Bordertown has a number of heritage-listed sites, including:

- Clayton Farm Road: Clayton Farm Complex
- Hay Avenue: Bordertown railway station
- Woolshed Street: Bordertown Institute

==Economy==
The district's economy is based primarily on agriculture, with cereal crops and livestock farming. The largest single employer is the JBS meatworks abattoir which processes up to 8000 animals per day and employs around 470 people. Almost two-thirds of the employees are migrants to Australia, including refugees and skilled migrants on 457 visas, from a total of at least 23 different home culture groups.

== Media ==
=== Newspapers ===
Bordertown's major newspaper, The Border Chronicle, is a local publication that was first printed on 13 June 1908. The newspaper's first building, at DeCourcey Street, was auctioned in November 2017, after Fairfax Media scaled back newspaper operations and closed the Chronicle's commercial printing business and office.

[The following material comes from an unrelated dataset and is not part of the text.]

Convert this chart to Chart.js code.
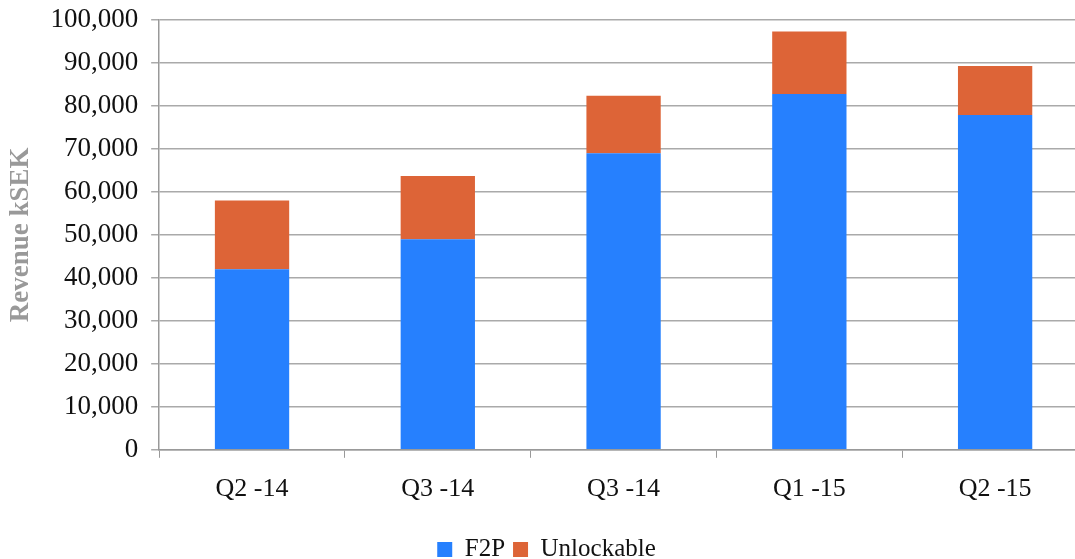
<!DOCTYPE html>
<html>
<head>
<meta charset="utf-8">
<script src="https://cdn.jsdelivr.net/npm/chart.js@4"></script>
<style>
  html, body { margin: 0; padding: 0; background: #fff; overflow: hidden; }
  #wrap { position: relative; width: 1088px; height: 559px; }
</style>
</head>
<body>
<div id="wrap"><canvas id="chart"></canvas></div>
<script>
const quarters = ['Q2 -14', 'Q3 -14', 'Q3 -14', 'Q1 -15', 'Q2 -15'];
const f2p = [42000, 49000, 69000, 82800, 77900];
const unlockable = [16000, 14700, 13400, 14500, 11400];
const yTicks = [0, 10000, 20000, 30000, 40000, 50000, 60000, 70000, 80000, 90000, 100000];

const serif = 'Liberation Serif';

const createChart = (canvas) => {
  if (!canvas || !canvas.getContext) {
    console.error('Invalid canvas element');
    return;
  }

  canvas.chart = new Chart(canvas.getContext('2d'), {
    type: 'bar',
    data: {
      labels: quarters,
      datasets: [
        {
          label: 'F2P',
          data: f2p,
          backgroundColor: '#2680fe',
          barPercentage: 0.4,
          categoryPercentage: 1
        },
        {
          label: 'Unlockable',
          data: unlockable,
          backgroundColor: '#dd6437',
          barPercentage: 0.4,
          categoryPercentage: 1
        }
      ]
    },
    options: {
      responsive: true,
      maintainAspectRatio: false,
      animation: false,
      layout: {
        padding: { top: 0, left: 5, right: 0, bottom: -13 }
      },
      scales: {
        x: {
          stacked: true,
          afterFit: (axis) => {
            axis.height += 8;
          },
          grid: {
            drawOnChartArea: false,
            drawTicks: true,
            tickLength: 8,
            color: '#999'
          },
          border: { color: '#999', width: 1.5 },
          ticks: {
            color: '#111',
            padding: 16,
            font: { family: serif, size: 26 }
          }
        },
        y: {
          stacked: true,
          min: 0,
          max: 100000,
          afterBuildTicks: (axis) => {
            axis.ticks = yTicks.map((v) => ({ value: v }));
          },
          afterFit: (axis) => {
            // tick padding would otherwise push the plot down
            axis.paddingTop = 20;
          },
          grid: {
            color: '#aaaaaa',
            lineWidth: 1.5,
            tickLength: 8
          },
          border: { color: '#999', width: 1.5 },
          ticks: {
            color: '#111',
            padding: 13,
            font: { family: serif, size: 27 },
            callback: (v) => v.toLocaleString('en-US')
          },
          title: {
            display: true,
            text: 'Revenue kSEK',
            color: '#999',
            padding: { top: 0, bottom: 0 },
            font: { family: serif, size: 27, weight: 'bold' }
          }
        }
      },
      plugins: {
        legend: {
          position: 'bottom',
          labels: {
            color: '#111',
            boxWidth: 15,
            boxHeight: 15,
            padding: 8,
            font: { family: serif, size: 25 }
          }
        },
        tooltip: { enabled: false }
      }
    }
  });
};

createChart(document.getElementById('chart'));
</script>
</body>
</html>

Prior to this, the other historical newspaper in the town was the Tatiara Mail which was founded in 1880 by Melbourne Mott (whose father owned The Hamilton Spectator in Victoria) and Michael Murphy. In 1888, the press moved to Nhill and was eventually sold to EJ Stephens of the Nhill Free Press, with the title evolving over time:
- Tatiara Mail and West Wimmera Advertiser (28 August 1880 – 30 March 1888)
- Nhill and Tatiara Mail and West Wimmera Advertiser (7 April 1888 – 2 February 1895)
- Nhill Mail (6 February 1895 – 29 December 1900) – before being absorbed into the Nhill Free Press (1882–1982) in Victoria
A later publication was the Tatiara and Lawloit News (13 June 1908 – 15 June 1912). It was printed in Naracoorte, and was eventually absorbed by the Narracoorte Herald.

=== Television ===
- The Australian Broadcasting Corporation (ABC) – ABC TV, ABC TV Plus, ABC Me, ABC News (digital channels)
- The Special Broadcasting Service (SBS) – SBS, SBS Viceland, SBS Food, NITV, SBS WorldWatch, SBS World Movies (digital channels)
- WIN Television (7, 7two, 7mate, 9, 9Gem, 9Go!, 10, 10 Comedy, 10 Drama) as SES-8, SDS, MGS– SES-8 relays the programming from Seven Network (Seven SA, 7two, 7mate), SDS relays the programming from Nine Network (Nine SA, 9Gem, 9Go!) & MGS relays the programming from Network 10 (10, 10 Comedy, 10 Drama).
- Foxtel – Subscription Television service Foxtel is also available via satellite.

WIN Television broadcasts Nine Network programming, Channel Seven broadcasts Seven Network programming & Channel Ten broadcasts Network 10 programming. The programming schedules for these channels is the same as Channel Nine, Channel Seven and Channel Ten in Adelaide, with local commercials inserted and some variations for coverage of Australian Football League or National Rugby League matches, state and national news and current affairs programs, some lifestyle and light entertainment shows and infomercials.

=== Radio ===

- Community
- Connect FM (formerly 5TCB FM) (106.1 FM)
- Vision Christian Radio (88.0 FM)

Connect FM, formerly known as 5TCB FM is the local community station, broadcasting local programs, presented by radio announcers. The station is skewed towards the younger and older demographics and plays a lot of music. All programs are locally produced apart from the regular programming the station takes flagship music program Melomania, as well as hourly local, world, state and national news bulletins, Matty's Hot 30 Countdown, Essential 80's Show and The Hype. The community station officially became a fully licensed station on 17 March in 1986.

== Transport ==
Bordertown is on the Dukes Highway and the Melbourne–Adelaide railway, the main routes by road and rail between Adelaide and Melbourne. There are several bus services daily towards each of Adelaide, Melbourne, and Mount Gambier. The Overland train stops twice a week each way and is the only passenger train that still serves Bordertown after Australian National ceased country passenger rail services in South Australia in the 1980s. Most rail traffic is freight passing through, although the local grain silos are also served by rail. In 2012, the crossing loop at Bordertown railway station was lengthened to 1500 m.